**Aim of the task:** Return the lines that follow, exactly as they appear, from the first through the one containing "-0.21, -0.21]"; no pictures are to be included.
************
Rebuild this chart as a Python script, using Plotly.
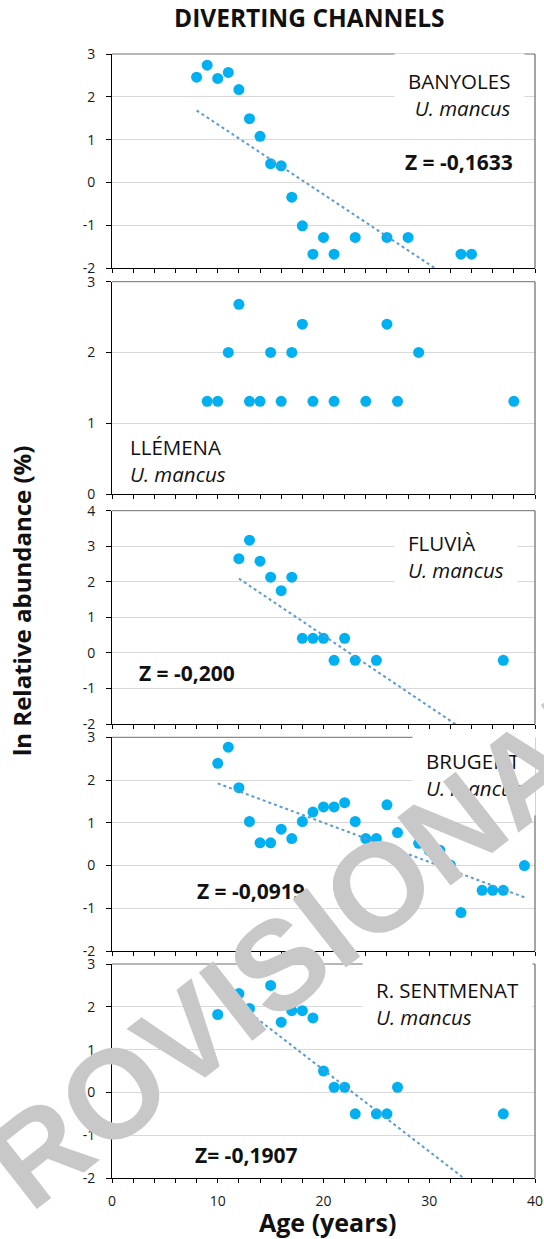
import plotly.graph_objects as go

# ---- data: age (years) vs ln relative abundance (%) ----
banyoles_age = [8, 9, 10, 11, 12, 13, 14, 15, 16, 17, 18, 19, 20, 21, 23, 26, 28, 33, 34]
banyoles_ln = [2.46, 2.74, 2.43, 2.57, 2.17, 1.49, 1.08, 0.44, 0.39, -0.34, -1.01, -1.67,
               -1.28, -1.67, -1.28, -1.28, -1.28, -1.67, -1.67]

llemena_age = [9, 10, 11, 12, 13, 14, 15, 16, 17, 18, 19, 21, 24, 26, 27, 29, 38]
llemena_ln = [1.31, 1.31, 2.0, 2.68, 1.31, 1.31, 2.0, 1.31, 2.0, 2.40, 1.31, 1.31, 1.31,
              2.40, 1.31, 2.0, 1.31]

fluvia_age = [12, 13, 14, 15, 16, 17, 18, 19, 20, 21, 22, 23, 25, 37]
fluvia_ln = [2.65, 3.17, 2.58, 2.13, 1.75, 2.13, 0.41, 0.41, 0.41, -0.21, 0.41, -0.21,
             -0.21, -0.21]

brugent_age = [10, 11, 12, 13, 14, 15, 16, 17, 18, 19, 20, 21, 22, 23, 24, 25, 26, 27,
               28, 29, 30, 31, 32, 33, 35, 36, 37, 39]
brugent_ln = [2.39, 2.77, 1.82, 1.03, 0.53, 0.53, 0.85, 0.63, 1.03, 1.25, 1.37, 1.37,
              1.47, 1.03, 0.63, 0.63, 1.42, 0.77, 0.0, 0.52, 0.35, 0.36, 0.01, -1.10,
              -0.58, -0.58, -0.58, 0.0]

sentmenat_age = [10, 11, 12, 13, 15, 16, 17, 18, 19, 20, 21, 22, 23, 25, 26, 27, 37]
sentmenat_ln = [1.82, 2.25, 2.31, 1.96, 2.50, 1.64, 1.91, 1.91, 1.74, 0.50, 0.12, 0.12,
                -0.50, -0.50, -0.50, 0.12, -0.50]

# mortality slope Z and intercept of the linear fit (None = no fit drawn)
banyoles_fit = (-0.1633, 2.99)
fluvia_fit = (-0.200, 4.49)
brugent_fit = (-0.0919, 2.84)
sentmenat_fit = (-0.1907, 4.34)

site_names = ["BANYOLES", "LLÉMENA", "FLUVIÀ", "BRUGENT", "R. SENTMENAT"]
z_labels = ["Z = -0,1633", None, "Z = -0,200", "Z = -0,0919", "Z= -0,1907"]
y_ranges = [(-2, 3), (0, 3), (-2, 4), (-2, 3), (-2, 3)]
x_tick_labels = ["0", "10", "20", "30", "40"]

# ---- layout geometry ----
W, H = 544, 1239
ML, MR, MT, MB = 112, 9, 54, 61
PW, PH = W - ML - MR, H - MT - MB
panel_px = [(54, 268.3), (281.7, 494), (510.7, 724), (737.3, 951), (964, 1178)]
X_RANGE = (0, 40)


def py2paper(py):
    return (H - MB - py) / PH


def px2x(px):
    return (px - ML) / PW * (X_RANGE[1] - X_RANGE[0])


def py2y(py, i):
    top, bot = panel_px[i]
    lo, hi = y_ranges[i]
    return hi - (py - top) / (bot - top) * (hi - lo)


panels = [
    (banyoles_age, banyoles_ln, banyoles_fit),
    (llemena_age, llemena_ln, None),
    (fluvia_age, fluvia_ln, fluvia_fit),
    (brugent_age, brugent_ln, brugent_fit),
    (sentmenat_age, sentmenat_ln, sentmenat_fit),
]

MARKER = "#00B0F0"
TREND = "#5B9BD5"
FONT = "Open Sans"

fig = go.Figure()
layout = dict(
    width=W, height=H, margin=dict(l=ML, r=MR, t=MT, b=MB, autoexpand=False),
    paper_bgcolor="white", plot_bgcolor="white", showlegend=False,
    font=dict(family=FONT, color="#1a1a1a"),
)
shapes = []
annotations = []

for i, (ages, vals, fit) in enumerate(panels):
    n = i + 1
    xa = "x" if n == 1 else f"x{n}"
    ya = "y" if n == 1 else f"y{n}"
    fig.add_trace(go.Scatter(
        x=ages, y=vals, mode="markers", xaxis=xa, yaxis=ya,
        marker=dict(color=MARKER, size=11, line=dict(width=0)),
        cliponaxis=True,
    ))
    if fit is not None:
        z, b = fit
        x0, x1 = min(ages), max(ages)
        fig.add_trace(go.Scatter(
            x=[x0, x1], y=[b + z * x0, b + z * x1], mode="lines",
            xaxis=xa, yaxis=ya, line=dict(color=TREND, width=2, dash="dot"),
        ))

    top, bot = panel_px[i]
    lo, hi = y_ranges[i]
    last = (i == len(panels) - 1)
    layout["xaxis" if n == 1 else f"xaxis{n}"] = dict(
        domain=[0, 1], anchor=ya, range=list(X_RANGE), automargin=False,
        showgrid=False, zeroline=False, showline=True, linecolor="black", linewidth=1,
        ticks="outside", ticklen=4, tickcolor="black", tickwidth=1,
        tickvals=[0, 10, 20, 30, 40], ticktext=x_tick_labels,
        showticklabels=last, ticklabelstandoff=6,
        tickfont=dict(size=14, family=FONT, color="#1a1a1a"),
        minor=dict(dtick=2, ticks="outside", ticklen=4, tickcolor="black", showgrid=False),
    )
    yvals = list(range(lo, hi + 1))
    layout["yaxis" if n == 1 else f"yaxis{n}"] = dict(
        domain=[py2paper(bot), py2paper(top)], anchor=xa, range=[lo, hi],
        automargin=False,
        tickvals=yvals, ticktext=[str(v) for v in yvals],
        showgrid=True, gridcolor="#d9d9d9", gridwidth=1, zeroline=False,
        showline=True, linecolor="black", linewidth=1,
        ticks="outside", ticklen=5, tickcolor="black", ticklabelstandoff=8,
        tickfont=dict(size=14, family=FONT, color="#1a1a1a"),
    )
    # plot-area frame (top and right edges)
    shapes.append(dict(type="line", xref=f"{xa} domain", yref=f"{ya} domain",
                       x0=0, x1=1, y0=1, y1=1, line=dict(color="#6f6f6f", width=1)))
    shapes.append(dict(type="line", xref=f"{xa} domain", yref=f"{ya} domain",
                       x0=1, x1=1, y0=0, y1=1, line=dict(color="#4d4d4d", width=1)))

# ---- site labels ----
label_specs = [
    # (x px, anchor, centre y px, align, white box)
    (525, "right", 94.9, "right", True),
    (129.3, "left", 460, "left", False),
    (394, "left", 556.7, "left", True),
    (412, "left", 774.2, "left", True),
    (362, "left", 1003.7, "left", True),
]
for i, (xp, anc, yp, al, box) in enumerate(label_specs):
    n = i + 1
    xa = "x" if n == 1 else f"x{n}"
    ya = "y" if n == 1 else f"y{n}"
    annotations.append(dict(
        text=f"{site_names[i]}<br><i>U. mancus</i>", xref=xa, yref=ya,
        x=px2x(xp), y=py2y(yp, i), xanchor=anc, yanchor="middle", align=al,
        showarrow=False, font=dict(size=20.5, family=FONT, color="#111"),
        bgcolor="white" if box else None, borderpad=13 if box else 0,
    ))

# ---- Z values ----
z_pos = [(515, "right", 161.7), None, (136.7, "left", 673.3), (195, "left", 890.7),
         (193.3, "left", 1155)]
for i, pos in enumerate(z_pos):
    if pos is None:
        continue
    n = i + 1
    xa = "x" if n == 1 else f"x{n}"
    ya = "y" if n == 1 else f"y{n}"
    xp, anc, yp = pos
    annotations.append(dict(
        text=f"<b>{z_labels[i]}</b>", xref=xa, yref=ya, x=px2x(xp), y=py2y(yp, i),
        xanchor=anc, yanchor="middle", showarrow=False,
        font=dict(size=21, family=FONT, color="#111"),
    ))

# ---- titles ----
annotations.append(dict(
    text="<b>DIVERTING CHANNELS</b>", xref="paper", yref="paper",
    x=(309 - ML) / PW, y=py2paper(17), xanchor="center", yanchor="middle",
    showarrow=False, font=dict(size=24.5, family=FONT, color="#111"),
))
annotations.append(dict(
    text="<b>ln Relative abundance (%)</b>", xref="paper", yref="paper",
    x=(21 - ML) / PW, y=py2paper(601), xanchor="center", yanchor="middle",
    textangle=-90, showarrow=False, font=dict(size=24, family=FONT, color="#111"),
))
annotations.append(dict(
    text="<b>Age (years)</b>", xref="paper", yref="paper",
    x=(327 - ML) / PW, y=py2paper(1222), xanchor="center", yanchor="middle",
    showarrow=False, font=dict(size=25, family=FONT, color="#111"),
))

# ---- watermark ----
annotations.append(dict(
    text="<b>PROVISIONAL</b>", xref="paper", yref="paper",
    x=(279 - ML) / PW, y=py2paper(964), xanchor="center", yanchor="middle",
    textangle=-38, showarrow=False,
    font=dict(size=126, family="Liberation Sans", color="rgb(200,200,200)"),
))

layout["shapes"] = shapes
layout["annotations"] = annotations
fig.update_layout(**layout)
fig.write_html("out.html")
************
**Correct response:**
Rebuild this chart as a Python script, using Plotly.
import plotly.graph_objects as go

# ---- data: age (years) vs ln relative abundance (%) ----
banyoles_age = [8, 9, 10, 11, 12, 13, 14, 15, 16, 17, 18, 19, 20, 21, 23, 26, 28, 33, 34]
banyoles_ln = [2.46, 2.74, 2.43, 2.57, 2.17, 1.49, 1.08, 0.44, 0.39, -0.34, -1.01, -1.67,
               -1.28, -1.67, -1.28, -1.28, -1.28, -1.67, -1.67]

llemena_age = [9, 10, 11, 12, 13, 14, 15, 16, 17, 18, 19, 21, 24, 26, 27, 29, 38]
llemena_ln = [1.31, 1.31, 2.0, 2.68, 1.31, 1.31, 2.0, 1.31, 2.0, 2.40, 1.31, 1.31, 1.31,
              2.40, 1.31, 2.0, 1.31]

fluvia_age = [12, 13, 14, 15, 16, 17, 18, 19, 20, 21, 22, 23, 25, 37]
fluvia_ln = [2.65, 3.17, 2.58, 2.13, 1.75, 2.13, 0.41, 0.41, 0.41, -0.21, 0.41, -0.21,
             -0.21, -0.21]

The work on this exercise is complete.